▶ **Given request**
Make an exact copy, from the records below, of the lines from the line containing "Give me the" to the line containing "const yTicks = [0, 1, 2, 3, 4, 5, 6];", both lines included, excluding pictures.

Charts and diagrams as code:
* * *

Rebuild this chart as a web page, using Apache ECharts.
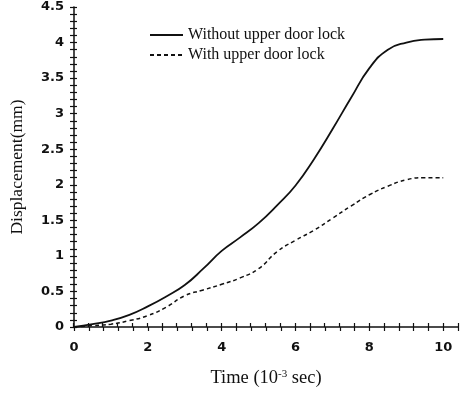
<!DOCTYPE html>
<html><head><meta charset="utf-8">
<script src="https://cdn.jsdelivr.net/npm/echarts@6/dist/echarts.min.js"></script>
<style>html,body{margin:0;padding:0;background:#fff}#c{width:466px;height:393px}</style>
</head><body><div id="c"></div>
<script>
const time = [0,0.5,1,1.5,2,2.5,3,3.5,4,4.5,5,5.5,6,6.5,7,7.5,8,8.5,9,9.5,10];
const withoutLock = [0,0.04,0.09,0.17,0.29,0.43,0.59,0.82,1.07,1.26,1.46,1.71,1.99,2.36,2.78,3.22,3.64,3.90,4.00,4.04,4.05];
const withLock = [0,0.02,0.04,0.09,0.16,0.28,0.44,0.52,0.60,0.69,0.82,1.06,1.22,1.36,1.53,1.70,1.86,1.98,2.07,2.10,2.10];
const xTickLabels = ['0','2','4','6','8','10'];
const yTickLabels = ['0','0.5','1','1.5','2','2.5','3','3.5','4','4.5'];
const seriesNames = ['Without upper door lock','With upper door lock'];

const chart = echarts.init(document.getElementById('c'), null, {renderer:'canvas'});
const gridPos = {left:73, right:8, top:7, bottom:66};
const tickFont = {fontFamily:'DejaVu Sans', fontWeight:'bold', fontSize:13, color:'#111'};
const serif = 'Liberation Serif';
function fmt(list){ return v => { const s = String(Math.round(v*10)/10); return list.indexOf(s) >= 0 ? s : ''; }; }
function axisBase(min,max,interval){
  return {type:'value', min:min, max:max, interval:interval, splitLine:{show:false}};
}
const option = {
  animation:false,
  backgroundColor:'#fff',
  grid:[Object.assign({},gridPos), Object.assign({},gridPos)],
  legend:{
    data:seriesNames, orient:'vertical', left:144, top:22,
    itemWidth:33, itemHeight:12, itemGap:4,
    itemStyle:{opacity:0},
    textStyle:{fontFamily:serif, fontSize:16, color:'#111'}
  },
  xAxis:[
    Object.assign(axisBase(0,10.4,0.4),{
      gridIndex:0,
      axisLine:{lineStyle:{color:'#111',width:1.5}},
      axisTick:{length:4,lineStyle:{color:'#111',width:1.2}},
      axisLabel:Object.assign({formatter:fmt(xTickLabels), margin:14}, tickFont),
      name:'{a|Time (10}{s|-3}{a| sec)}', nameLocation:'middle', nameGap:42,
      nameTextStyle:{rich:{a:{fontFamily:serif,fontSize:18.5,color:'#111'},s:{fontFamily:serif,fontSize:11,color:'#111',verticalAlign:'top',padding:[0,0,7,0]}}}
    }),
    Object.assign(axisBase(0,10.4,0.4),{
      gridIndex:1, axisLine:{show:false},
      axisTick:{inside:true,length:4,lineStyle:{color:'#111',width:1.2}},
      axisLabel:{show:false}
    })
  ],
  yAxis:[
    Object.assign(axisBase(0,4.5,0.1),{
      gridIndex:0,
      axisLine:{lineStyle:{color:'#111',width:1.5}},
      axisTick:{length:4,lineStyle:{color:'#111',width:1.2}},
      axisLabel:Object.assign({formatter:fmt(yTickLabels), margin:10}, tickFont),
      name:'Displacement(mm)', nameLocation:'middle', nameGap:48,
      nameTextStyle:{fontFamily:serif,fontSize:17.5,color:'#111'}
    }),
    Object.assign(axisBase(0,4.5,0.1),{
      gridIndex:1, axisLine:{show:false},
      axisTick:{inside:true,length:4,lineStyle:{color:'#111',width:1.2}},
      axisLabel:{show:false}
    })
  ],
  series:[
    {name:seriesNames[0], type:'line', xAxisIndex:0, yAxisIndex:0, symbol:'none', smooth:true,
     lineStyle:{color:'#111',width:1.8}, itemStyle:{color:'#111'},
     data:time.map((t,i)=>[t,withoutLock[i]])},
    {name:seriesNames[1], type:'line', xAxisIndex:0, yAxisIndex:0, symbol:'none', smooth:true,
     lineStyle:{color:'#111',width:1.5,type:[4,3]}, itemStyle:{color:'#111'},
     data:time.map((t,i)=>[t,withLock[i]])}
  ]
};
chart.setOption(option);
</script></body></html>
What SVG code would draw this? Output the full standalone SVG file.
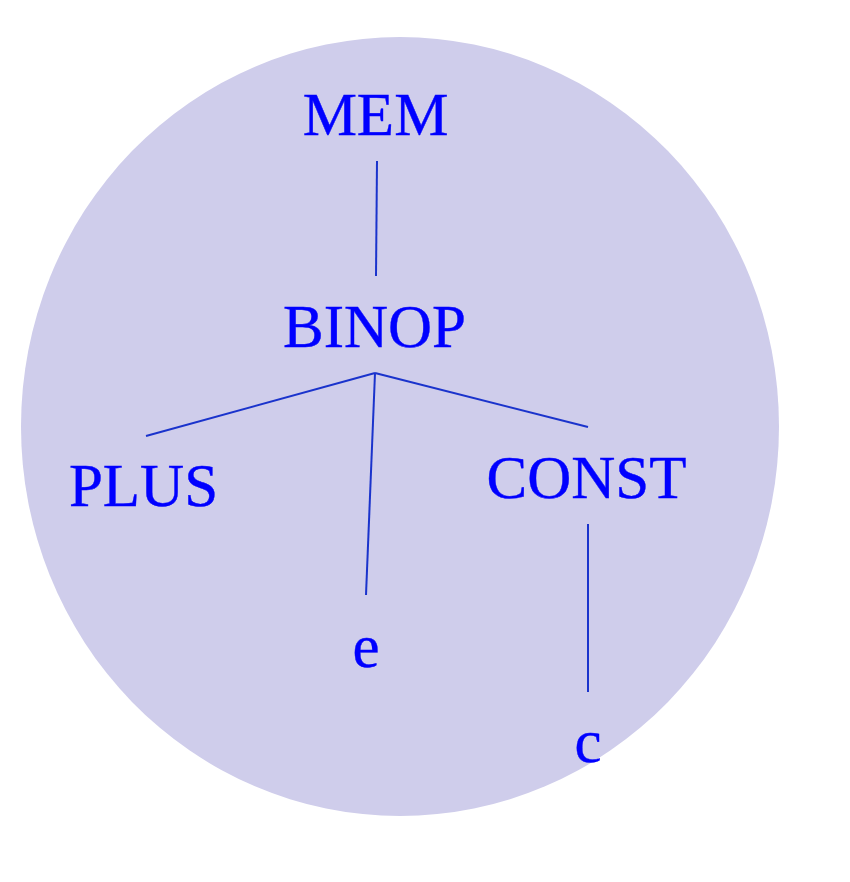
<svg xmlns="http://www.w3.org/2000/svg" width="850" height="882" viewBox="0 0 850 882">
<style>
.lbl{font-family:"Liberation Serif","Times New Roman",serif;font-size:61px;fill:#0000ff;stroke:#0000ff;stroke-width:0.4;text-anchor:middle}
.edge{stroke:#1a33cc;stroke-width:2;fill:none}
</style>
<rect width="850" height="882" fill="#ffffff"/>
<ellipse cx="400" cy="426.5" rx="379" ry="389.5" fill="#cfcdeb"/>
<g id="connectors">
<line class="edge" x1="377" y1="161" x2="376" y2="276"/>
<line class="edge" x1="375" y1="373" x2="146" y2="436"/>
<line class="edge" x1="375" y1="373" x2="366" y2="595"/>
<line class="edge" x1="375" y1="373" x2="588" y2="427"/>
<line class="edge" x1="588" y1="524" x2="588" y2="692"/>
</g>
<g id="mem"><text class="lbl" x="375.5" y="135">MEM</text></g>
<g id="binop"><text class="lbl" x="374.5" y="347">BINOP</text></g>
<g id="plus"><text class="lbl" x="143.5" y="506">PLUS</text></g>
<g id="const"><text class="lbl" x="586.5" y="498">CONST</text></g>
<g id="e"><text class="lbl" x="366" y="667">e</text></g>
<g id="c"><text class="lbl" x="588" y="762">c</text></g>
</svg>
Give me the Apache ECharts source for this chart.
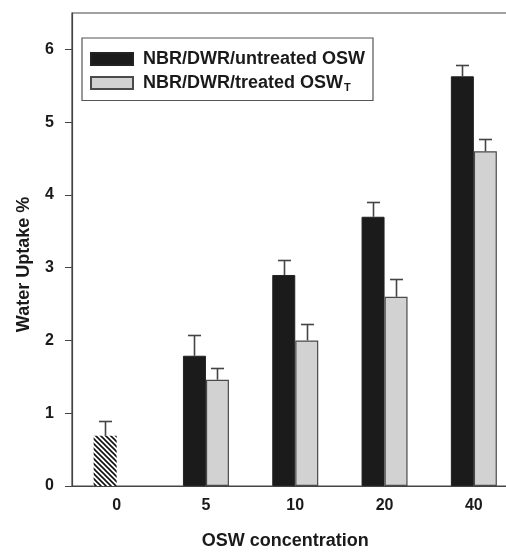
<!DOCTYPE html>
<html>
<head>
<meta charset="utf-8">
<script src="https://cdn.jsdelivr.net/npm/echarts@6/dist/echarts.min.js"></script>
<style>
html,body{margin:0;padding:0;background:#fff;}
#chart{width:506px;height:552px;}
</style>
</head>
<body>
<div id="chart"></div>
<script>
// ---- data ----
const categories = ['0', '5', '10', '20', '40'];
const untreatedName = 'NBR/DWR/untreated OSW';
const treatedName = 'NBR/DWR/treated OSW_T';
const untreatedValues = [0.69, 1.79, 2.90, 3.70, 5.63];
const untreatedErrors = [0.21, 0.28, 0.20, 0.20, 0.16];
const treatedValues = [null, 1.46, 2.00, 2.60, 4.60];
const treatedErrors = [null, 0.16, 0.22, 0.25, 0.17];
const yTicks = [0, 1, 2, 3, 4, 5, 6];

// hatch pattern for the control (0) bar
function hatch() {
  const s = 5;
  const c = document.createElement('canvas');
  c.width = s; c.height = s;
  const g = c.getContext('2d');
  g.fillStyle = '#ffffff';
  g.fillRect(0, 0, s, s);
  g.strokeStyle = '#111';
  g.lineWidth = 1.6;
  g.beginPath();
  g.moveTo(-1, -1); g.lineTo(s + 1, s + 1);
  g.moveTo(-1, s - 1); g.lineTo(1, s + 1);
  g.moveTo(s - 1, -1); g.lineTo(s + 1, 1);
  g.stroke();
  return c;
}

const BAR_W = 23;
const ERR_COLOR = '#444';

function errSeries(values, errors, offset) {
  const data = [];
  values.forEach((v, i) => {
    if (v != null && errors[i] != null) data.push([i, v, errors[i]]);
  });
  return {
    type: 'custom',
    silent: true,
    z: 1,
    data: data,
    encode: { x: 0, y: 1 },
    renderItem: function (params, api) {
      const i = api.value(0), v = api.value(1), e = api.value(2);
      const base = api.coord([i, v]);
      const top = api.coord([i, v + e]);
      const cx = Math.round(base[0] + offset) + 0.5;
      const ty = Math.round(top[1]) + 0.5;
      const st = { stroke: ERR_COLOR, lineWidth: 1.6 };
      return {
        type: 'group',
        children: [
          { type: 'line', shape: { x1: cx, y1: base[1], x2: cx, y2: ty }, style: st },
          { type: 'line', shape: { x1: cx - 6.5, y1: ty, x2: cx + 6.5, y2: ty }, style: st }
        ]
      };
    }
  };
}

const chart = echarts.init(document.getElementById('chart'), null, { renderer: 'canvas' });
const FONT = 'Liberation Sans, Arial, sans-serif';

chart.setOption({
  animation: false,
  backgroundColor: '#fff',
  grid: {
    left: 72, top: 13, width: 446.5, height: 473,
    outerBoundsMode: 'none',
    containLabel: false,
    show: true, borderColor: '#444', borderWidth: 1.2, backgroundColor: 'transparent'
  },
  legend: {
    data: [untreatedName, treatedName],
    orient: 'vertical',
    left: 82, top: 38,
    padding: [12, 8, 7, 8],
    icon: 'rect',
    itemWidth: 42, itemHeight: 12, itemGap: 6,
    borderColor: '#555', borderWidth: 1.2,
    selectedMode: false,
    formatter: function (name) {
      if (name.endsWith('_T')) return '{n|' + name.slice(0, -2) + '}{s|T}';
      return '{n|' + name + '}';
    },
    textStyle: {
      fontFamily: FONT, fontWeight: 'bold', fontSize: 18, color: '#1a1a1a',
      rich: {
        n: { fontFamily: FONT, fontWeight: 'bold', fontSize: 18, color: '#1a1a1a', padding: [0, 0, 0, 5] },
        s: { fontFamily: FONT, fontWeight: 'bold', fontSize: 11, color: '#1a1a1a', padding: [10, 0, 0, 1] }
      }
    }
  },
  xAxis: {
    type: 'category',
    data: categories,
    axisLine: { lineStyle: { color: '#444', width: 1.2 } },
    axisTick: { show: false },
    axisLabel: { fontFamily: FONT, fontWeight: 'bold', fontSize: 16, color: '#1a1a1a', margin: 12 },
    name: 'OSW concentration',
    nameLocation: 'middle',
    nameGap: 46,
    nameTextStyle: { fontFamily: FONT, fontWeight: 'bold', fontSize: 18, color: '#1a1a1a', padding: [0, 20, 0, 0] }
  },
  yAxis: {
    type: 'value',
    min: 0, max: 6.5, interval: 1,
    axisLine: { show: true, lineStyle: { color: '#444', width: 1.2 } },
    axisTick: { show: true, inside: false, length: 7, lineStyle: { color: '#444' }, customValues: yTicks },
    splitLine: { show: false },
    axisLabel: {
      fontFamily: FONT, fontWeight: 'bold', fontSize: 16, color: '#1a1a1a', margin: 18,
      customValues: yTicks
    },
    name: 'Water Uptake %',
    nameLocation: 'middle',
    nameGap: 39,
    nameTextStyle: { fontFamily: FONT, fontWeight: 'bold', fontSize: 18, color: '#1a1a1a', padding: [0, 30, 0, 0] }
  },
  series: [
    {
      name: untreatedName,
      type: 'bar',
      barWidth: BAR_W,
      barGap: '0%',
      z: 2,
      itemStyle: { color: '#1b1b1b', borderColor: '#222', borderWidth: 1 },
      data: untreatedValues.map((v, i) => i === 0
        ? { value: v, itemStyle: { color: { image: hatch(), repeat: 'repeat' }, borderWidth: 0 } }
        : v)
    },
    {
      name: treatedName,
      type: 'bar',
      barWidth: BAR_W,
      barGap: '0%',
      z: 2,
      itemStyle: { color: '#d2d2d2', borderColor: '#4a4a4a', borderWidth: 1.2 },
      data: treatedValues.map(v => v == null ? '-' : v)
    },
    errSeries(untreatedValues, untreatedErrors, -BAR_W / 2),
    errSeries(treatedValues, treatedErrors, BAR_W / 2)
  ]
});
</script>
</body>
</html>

* * *

▶ **Written solution**
Give me the Apache ECharts source for this chart.
<!DOCTYPE html>
<html>
<head>
<meta charset="utf-8">
<script src="https://cdn.jsdelivr.net/npm/echarts@6/dist/echarts.min.js"></script>
<style>
html,body{margin:0;padding:0;background:#fff;}
#chart{width:506px;height:552px;}
</style>
</head>
<body>
<div id="chart"></div>
<script>
// ---- data ----
const categories = ['0', '5', '10', '20', '40'];
const untreatedName = 'NBR/DWR/untreated OSW';
const treatedName = 'NBR/DWR/treated OSW_T';
const untreatedValues = [0.69, 1.79, 2.90, 3.70, 5.63];
const untreatedErrors = [0.21, 0.28, 0.20, 0.20, 0.16];
const treatedValues = [null, 1.46, 2.00, 2.60, 4.60];
const treatedErrors = [null, 0.16, 0.22, 0.25, 0.17];
const yTicks = [0, 1, 2, 3, 4, 5, 6];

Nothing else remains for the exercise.